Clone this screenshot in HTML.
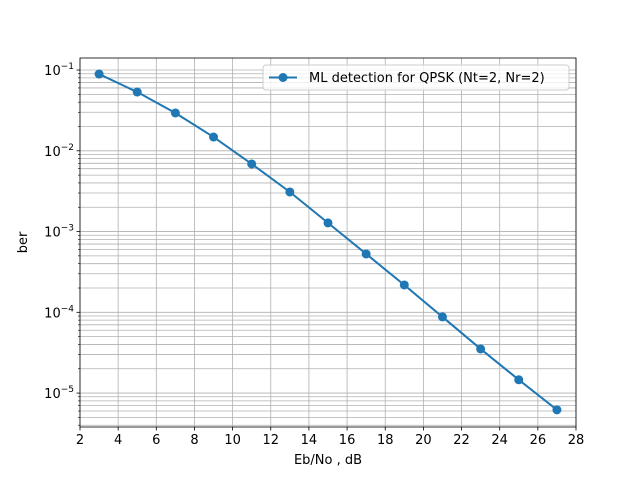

* * *

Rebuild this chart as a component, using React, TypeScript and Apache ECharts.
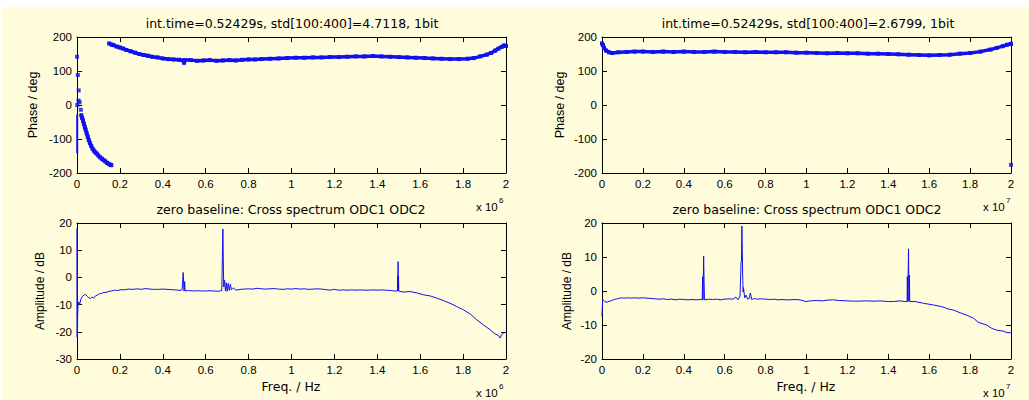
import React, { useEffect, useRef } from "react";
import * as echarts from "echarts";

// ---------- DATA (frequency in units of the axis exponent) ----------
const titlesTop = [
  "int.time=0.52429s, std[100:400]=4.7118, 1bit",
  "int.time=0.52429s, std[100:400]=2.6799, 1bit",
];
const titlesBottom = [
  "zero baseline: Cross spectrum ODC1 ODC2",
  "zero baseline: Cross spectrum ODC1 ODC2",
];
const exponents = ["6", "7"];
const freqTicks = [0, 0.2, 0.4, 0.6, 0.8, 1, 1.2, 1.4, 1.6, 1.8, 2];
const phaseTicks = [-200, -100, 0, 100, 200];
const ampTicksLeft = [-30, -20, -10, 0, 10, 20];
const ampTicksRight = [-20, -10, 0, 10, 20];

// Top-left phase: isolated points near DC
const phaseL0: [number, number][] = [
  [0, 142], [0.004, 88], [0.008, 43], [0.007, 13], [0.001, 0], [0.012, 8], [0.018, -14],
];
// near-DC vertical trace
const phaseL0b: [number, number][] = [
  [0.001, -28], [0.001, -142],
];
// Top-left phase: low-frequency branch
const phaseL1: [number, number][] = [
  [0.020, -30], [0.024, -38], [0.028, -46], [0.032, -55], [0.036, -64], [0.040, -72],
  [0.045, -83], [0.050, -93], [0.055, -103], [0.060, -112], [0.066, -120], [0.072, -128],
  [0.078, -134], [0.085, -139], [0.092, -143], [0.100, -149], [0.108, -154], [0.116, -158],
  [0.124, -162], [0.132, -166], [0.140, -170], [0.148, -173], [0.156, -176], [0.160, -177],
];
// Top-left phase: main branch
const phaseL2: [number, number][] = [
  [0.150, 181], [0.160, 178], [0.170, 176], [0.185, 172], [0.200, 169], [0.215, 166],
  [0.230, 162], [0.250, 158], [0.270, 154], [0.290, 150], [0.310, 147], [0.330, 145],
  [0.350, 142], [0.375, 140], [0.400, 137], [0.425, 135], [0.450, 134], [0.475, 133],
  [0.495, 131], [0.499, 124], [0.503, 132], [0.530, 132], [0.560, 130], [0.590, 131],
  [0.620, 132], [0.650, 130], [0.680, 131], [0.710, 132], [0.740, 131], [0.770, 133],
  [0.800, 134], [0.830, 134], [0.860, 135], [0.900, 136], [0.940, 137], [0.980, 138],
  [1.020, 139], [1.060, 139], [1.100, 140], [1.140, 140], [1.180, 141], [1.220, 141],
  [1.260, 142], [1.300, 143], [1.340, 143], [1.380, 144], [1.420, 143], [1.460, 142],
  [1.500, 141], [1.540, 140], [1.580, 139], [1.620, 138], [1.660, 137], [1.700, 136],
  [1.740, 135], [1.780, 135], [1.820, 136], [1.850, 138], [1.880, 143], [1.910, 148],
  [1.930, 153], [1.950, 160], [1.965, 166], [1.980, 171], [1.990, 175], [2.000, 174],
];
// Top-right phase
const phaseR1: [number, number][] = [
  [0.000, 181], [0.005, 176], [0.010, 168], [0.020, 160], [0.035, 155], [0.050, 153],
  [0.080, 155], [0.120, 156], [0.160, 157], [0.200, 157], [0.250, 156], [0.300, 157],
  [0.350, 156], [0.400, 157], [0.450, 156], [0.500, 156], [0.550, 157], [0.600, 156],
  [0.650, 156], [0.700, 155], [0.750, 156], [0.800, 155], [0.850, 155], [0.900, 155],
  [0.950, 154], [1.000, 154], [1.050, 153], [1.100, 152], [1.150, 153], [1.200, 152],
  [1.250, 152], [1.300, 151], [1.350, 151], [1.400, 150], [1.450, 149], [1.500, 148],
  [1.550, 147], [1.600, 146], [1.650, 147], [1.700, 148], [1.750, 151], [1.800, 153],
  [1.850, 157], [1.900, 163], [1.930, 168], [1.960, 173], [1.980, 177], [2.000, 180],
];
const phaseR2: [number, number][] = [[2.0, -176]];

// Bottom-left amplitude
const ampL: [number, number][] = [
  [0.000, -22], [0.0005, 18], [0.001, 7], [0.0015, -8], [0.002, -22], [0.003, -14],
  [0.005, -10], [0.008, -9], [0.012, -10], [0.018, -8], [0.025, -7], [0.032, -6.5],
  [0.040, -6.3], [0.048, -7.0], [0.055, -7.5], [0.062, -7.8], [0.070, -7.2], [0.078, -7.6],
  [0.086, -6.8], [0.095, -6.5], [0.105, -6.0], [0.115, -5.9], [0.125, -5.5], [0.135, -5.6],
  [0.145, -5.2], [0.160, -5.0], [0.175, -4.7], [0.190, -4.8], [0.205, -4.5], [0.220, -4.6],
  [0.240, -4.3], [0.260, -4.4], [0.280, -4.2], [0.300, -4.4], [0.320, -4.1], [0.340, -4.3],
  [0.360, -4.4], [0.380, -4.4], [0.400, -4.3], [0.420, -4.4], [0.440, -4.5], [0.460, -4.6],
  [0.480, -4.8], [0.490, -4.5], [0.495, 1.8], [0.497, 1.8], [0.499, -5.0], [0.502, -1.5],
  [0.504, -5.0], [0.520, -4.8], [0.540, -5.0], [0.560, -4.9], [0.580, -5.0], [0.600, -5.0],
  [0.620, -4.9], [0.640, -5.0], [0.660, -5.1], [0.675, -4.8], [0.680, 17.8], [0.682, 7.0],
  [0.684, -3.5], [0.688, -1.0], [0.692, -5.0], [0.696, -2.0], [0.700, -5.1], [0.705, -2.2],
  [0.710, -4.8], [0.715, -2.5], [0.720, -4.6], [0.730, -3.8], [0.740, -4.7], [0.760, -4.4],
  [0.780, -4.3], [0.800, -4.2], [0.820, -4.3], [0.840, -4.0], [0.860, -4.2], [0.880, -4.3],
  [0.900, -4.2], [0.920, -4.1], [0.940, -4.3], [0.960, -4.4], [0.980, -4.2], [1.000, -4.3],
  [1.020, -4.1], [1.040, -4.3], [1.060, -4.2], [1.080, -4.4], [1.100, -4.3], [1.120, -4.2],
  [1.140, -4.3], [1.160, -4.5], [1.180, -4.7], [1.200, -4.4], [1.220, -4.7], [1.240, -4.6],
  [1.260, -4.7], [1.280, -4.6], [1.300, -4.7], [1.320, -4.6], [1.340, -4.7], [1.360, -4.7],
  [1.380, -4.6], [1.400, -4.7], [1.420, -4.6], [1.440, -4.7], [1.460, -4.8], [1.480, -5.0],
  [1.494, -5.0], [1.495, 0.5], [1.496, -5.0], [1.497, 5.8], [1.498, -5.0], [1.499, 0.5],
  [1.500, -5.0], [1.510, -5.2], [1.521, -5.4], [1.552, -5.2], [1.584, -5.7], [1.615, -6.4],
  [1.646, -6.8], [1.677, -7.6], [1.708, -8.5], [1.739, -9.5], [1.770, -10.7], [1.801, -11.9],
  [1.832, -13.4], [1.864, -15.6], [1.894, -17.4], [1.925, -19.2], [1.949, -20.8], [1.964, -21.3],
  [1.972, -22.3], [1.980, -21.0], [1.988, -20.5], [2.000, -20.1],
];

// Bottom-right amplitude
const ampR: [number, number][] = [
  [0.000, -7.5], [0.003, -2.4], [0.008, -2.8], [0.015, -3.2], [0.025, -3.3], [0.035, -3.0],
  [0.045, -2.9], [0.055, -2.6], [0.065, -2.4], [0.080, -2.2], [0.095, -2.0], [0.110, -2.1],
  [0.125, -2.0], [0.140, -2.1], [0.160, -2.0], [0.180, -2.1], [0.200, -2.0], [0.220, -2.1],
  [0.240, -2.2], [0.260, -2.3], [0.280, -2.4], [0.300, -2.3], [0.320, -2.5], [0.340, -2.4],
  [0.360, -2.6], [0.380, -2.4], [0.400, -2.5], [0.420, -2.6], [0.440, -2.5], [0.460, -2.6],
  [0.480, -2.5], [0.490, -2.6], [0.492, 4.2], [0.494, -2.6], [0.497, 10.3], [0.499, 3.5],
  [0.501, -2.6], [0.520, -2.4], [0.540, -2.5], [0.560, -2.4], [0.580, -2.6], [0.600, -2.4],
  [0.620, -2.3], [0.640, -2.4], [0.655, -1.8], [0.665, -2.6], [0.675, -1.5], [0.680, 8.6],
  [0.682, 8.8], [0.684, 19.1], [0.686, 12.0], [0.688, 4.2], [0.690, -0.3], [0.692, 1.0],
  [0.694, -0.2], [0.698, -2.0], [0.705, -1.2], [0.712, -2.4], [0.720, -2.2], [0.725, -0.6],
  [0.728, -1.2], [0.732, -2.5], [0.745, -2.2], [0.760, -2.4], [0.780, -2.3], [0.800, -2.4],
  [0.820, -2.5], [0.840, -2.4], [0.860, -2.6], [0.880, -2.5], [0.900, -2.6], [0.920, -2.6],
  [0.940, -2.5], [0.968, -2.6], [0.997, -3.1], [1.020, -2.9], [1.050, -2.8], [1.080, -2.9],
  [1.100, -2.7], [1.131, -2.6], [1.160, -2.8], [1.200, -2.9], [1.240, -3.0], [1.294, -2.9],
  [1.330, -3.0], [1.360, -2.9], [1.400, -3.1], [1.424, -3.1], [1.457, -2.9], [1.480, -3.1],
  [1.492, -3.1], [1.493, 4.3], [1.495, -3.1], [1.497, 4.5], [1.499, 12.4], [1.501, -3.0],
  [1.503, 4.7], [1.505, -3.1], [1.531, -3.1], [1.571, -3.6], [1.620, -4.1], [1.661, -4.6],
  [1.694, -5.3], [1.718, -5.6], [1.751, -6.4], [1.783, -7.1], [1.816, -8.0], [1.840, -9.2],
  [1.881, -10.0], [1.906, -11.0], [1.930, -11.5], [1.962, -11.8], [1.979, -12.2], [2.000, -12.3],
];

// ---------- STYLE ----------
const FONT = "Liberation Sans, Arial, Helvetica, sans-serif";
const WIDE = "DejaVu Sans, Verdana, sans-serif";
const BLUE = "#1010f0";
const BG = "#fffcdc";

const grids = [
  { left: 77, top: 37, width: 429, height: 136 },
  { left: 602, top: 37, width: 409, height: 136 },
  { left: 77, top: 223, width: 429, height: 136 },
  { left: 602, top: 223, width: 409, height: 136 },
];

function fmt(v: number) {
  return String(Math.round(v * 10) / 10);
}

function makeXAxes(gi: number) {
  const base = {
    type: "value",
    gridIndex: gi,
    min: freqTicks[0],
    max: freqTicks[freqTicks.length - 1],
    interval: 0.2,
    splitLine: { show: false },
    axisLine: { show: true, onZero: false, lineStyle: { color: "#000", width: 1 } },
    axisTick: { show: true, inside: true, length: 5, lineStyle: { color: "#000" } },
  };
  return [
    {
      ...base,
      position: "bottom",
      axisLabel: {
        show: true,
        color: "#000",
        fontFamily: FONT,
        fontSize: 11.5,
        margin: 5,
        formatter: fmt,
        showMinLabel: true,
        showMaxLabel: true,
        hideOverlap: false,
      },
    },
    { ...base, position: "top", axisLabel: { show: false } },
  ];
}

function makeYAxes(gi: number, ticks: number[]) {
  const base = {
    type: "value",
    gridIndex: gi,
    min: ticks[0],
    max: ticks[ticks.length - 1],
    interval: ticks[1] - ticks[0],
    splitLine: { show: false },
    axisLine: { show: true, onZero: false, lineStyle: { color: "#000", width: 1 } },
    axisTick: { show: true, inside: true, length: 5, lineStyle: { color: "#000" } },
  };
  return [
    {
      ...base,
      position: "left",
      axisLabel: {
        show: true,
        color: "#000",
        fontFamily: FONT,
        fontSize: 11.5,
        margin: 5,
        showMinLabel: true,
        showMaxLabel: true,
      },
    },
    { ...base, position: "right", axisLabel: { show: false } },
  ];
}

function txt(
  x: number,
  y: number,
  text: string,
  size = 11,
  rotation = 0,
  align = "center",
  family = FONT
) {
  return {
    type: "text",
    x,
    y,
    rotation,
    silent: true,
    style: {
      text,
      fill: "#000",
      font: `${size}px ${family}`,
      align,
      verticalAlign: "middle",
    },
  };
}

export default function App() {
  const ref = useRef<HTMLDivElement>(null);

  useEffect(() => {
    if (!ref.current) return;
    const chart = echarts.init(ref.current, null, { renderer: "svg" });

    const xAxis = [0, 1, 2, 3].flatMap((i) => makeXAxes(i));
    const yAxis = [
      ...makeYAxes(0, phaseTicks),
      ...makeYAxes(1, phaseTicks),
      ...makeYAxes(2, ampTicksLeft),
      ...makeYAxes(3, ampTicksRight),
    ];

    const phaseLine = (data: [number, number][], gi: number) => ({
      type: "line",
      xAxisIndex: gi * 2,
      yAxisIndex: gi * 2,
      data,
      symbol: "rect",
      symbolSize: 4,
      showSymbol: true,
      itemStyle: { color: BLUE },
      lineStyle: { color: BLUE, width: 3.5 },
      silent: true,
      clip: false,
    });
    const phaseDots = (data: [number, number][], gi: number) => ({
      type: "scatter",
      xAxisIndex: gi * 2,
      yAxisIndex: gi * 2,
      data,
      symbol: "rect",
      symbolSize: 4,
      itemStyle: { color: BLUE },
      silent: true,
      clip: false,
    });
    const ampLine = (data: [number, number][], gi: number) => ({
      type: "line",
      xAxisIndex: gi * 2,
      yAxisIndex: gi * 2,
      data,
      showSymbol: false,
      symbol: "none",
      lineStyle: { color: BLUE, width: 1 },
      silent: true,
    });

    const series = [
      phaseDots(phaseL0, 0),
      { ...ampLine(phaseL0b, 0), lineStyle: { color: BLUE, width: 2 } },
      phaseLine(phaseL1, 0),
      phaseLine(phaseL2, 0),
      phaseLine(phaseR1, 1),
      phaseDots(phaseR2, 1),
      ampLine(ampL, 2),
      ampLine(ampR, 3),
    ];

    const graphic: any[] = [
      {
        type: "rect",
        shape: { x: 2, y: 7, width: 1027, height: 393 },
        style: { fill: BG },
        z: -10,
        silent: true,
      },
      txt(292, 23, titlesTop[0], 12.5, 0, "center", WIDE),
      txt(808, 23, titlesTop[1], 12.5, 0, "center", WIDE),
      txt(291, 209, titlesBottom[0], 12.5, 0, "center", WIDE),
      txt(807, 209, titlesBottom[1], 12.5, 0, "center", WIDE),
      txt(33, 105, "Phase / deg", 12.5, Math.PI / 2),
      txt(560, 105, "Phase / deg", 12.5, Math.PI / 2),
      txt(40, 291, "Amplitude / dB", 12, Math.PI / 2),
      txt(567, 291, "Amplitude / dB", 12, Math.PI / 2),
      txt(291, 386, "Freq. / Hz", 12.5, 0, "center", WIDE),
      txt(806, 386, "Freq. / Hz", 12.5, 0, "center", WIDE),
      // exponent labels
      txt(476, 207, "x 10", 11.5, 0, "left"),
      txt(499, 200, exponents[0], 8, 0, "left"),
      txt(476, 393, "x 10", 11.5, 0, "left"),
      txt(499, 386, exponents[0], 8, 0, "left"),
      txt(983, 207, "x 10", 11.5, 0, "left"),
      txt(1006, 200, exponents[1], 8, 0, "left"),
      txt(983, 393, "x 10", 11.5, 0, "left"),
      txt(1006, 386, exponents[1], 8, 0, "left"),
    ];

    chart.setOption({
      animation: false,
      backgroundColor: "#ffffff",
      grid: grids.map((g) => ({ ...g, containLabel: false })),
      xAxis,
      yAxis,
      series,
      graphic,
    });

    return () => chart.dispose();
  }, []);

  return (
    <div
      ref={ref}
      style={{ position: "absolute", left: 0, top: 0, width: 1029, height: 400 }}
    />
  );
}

* * *

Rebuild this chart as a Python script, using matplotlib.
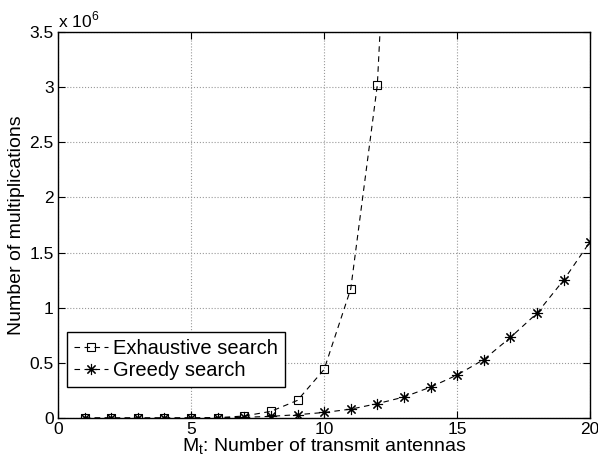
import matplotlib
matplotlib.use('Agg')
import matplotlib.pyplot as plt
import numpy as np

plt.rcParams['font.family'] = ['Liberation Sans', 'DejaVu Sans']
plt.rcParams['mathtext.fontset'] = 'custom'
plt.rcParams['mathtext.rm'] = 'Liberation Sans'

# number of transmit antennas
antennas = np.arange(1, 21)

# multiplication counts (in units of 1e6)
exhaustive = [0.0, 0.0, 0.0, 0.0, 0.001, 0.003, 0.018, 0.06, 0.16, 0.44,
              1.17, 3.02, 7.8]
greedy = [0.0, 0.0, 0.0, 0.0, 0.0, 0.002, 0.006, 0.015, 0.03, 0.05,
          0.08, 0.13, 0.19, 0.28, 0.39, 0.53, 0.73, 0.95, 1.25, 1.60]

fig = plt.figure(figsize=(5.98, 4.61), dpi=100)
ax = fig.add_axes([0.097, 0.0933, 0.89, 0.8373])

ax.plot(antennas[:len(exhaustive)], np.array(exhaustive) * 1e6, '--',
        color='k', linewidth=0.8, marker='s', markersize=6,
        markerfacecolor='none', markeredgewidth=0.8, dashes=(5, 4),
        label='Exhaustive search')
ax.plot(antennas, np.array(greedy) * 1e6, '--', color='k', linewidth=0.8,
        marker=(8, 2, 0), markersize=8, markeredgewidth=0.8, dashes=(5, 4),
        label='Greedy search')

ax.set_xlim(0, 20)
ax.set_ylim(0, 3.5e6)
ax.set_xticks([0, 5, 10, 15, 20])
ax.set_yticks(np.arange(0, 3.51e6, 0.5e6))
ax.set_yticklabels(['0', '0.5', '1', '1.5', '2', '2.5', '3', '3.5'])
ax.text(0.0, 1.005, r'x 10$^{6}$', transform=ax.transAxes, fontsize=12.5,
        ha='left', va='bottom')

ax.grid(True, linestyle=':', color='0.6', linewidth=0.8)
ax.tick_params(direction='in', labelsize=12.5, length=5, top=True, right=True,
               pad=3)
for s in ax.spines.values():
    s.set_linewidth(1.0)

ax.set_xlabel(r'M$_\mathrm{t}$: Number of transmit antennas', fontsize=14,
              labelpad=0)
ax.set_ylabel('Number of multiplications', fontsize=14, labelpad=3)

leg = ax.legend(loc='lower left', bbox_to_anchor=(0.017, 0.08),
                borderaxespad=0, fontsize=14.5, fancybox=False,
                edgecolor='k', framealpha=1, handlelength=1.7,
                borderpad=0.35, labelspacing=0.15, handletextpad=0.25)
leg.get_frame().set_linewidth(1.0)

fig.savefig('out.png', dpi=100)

§ **Task to carry out**: Leave the pictures out and copy exactly the lines from the one with "Rebuild this chart as a component, using" to the one with "import * as", both included.

§ **Output for this exercise**:
Rebuild this chart as a component, using React, TypeScript and Apache ECharts.
import React, { useEffect, useRef } from "react";
import * as echarts from "echarts";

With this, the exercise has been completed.